[Data]
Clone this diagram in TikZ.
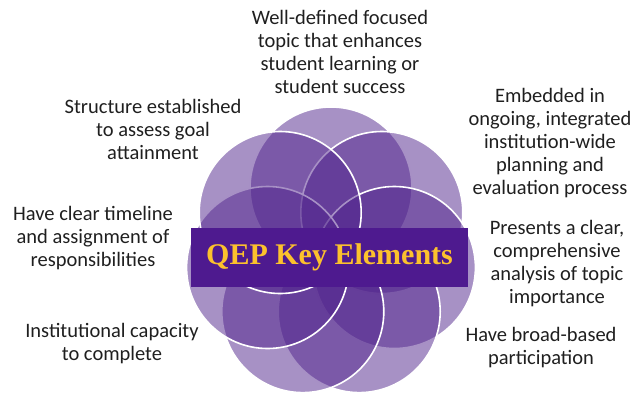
\documentclass[tikz,border=0pt]{standalone}
\usepackage{fontspec}
\setmainfont{Carlito}
\newfontfamily\titlefont{Liberation Serif}
\definecolor{petalpurple}{RGB}{80,35,140}
\definecolor{bannerpurple}{RGB}{78,26,143}
\definecolor{titlegold}{RGB}{252,193,45}
\begin{document}
\begin{tikzpicture}[
        x=1pt, y=-1pt,
        petal/.style={circle, draw=white, line width=1.6pt, fill=petalpurple, fill opacity=0.5, minimum size=162pt, inner sep=0pt}, % Circulos da flor
        banner/.style={rectangle, fill=bannerpurple, minimum width=277pt, minimum height=59pt, inner sep=0pt}, % Faixa central
        label/.style={align=center, text=black!88, font=\fontsize{20.5}{23}\selectfont}, % Textos em volta
        title/.style={text=titlegold, font=\titlefont\bfseries\fontsize{30}{34}\selectfont}
    ]
    \useasboundingbox (0,0) rectangle (637,400);
    % Circulos, do topo em sentido horario
    \node[petal] (top) at (331,188) {};
    \node[petal] (upright) at (381.8,212.5) {};
    \node[petal] (right) at (394.4,267.5) {};
    \node[petal] (lowright) at (359.2,311.6) {};
    \node[petal] (lowleft) at (302.8,311.6) {};
    \node[petal] (left) at (267.6,267.5) {};
    \node[petal] (upleft) at (280.2,212.5) {};
    % Faixa com o titulo
    \node[banner] (qep) at (329.5,257.5) {};
    \node[title] (qeptitle) at (qep.center) {QEP Key Elements};
    % Textos
    \node[label] (topic) at (340,52) {Well-defined focused\\topic that enhances\\student learning or\\student success};
    \node[label] (embedded) at (550,143) {Embedded in\\ongoing, integrated\\institution-wide\\planning and\\evaluation process};
    \node[label] (presents) at (557,264) {Presents a clear,\\comprehensive\\analysis of topic\\importance};
    \node[label] (broad) at (541,348) {Have broad-based\\participation};
    \node[label] (capacity) at (112,344) {Institutional capacity\\to complete};
    \node[label] (timeline) at (93,238) {Have clear timeline\\and assignment of\\responsibilities};
    \node[label] (structure) at (153,129) {Structure established\\to assess goal\\attainment};
\end{tikzpicture}
\end{document}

[Objective] Write out every line above exactly as it is, leaving out the pictures.

[Result of this task]
Clone this diagram in TikZ.
\documentclass[tikz,border=0pt]{standalone}
\usepackage{fontspec}
\setmainfont{Carlito}
\newfontfamily\titlefont{Liberation Serif}
\definecolor{petalpurple}{RGB}{80,35,140}
\definecolor{bannerpurple}{RGB}{78,26,143}
\definecolor{titlegold}{RGB}{252,193,45}
\begin{document}
\begin{tikzpicture}[
        x=1pt, y=-1pt,
        petal/.style={circle, draw=white, line width=1.6pt, fill=petalpurple, fill opacity=0.5, minimum size=162pt, inner sep=0pt}, % Circulos da flor
        banner/.style={rectangle, fill=bannerpurple, minimum width=277pt, minimum height=59pt, inner sep=0pt}, % Faixa central
        label/.style={align=center, text=black!88, font=\fontsize{20.5}{23}\selectfont}, % Textos em volta
        title/.style={text=titlegold, font=\titlefont\bfseries\fontsize{30}{34}\selectfont}
    ]
    \useasboundingbox (0,0) rectangle (637,400);
    % Circulos, do topo em sentido horario
    \node[petal] (top) at (331,188) {};
    \node[petal] (upright) at (381.8,212.5) {};
    \node[petal] (right) at (394.4,267.5) {};
    \node[petal] (lowright) at (359.2,311.6) {};
    \node[petal] (lowleft) at (302.8,311.6) {};
    \node[petal] (left) at (267.6,267.5) {};
    \node[petal] (upleft) at (280.2,212.5) {};
    % Faixa com o titulo
    \node[banner] (qep) at (329.5,257.5) {};
    \node[title] (qeptitle) at (qep.center) {QEP Key Elements};
    % Textos
    \node[label] (topic) at (340,52) {Well-defined focused\\topic that enhances\\student learning or\\student success};
    \node[label] (embedded) at (550,143) {Embedded in\\ongoing, integrated\\institution-wide\\planning and\\evaluation process};
    \node[label] (presents) at (557,264) {Presents a clear,\\comprehensive\\analysis of topic\\importance};
    \node[label] (broad) at (541,348) {Have broad-based\\participation};
    \node[label] (capacity) at (112,344) {Institutional capacity\\to complete};
    \node[label] (timeline) at (93,238) {Have clear timeline\\and assignment of\\responsibilities};
    \node[label] (structure) at (153,129) {Structure established\\to assess goal\\attainment};
\end{tikzpicture}
\end{document}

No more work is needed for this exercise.